§ What you will do:
Exactly as written, set down the lines from the top of the entries through the line bearing "minimum width=171.75pt] (c5b)", with every picture left out.

(Source code of charts)
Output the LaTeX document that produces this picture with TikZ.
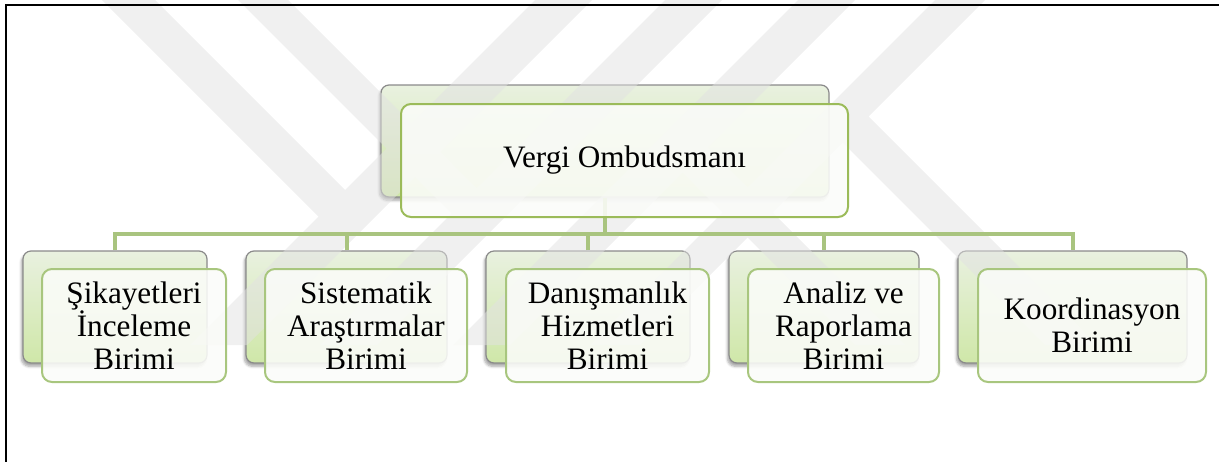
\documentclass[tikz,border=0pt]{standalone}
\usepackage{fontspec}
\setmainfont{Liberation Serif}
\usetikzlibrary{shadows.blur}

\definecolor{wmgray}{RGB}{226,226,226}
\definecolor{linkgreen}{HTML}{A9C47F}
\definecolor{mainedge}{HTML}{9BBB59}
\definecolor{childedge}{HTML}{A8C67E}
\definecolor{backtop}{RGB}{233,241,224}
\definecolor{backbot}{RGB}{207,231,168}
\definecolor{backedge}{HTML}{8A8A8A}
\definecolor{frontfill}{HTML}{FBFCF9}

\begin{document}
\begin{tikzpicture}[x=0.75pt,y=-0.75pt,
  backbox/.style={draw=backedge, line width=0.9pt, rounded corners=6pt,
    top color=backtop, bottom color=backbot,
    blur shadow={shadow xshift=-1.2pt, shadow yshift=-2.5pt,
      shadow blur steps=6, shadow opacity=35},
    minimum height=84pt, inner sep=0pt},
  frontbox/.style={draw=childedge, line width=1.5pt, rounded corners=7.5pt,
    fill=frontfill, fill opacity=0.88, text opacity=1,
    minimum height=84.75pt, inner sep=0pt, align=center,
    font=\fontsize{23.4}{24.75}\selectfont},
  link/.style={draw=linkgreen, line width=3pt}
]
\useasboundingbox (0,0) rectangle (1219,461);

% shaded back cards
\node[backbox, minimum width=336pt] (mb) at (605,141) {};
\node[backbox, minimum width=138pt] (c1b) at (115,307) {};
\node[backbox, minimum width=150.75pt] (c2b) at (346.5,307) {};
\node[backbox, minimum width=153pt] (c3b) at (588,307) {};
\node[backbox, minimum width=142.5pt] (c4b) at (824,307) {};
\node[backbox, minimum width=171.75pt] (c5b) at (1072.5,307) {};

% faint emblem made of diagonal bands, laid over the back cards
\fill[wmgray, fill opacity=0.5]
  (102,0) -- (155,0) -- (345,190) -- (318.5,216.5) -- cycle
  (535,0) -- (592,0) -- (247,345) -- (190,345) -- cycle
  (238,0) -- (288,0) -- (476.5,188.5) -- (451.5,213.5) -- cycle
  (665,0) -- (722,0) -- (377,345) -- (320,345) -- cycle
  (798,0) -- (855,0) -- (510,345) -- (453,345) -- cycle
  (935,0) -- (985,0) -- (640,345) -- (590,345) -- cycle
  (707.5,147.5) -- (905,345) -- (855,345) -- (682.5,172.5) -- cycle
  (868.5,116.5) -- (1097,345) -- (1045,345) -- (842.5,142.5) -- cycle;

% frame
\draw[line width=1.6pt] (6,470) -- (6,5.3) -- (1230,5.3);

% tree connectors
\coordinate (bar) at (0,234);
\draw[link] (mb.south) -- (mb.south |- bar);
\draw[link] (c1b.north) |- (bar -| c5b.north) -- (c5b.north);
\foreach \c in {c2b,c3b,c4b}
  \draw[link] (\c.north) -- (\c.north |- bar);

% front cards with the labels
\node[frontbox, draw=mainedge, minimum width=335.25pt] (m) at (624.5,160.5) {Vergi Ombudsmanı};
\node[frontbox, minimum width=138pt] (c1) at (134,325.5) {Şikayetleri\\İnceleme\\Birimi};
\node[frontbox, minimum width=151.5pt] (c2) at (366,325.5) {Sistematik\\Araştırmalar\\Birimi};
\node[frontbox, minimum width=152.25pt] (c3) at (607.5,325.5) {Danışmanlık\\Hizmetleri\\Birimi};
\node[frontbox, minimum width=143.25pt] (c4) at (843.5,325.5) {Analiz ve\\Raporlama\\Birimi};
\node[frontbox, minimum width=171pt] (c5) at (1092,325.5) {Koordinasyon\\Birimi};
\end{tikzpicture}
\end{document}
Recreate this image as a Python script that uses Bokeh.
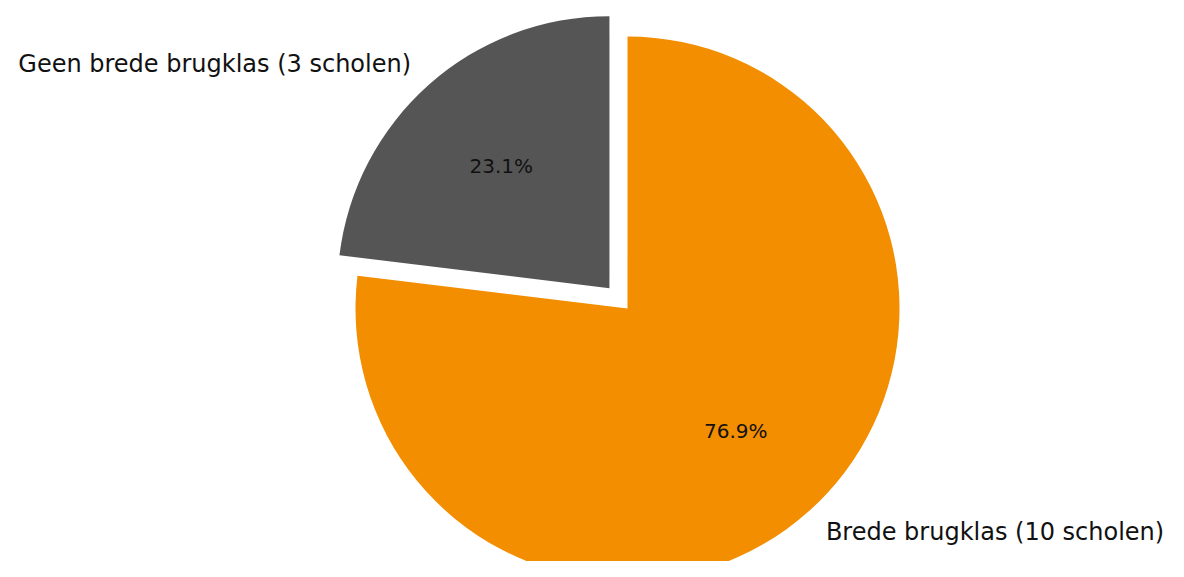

§ Exercise answer:
Output the LaTeX document that produces this picture with TikZ.
\documentclass[tikz,border=0pt]{standalone}
\usepackage{fontspec}
\setmainfont{Liberation Serif}
\usetikzlibrary{shadows.blur}

\definecolor{wmgray}{RGB}{226,226,226}
\definecolor{linkgreen}{HTML}{A9C47F}
\definecolor{mainedge}{HTML}{9BBB59}
\definecolor{childedge}{HTML}{A8C67E}
\definecolor{backtop}{RGB}{233,241,224}
\definecolor{backbot}{RGB}{207,231,168}
\definecolor{backedge}{HTML}{8A8A8A}
\definecolor{frontfill}{HTML}{FBFCF9}

\begin{document}
\begin{tikzpicture}[x=0.75pt,y=-0.75pt,
  backbox/.style={draw=backedge, line width=0.9pt, rounded corners=6pt,
    top color=backtop, bottom color=backbot,
    blur shadow={shadow xshift=-1.2pt, shadow yshift=-2.5pt,
      shadow blur steps=6, shadow opacity=35},
    minimum height=84pt, inner sep=0pt},
  frontbox/.style={draw=childedge, line width=1.5pt, rounded corners=7.5pt,
    fill=frontfill, fill opacity=0.88, text opacity=1,
    minimum height=84.75pt, inner sep=0pt, align=center,
    font=\fontsize{23.4}{24.75}\selectfont},
  link/.style={draw=linkgreen, line width=3pt}
]
\useasboundingbox (0,0) rectangle (1219,461);

% shaded back cards
\node[backbox, minimum width=336pt] (mb) at (605,141) {};
\node[backbox, minimum width=138pt] (c1b) at (115,307) {};
\node[backbox, minimum width=150.75pt] (c2b) at (346.5,307) {};
\node[backbox, minimum width=153pt] (c3b) at (588,307) {};
\node[backbox, minimum width=142.5pt] (c4b) at (824,307) {};
\node[backbox, minimum width=171.75pt] (c5b) at (1072.5,307) {};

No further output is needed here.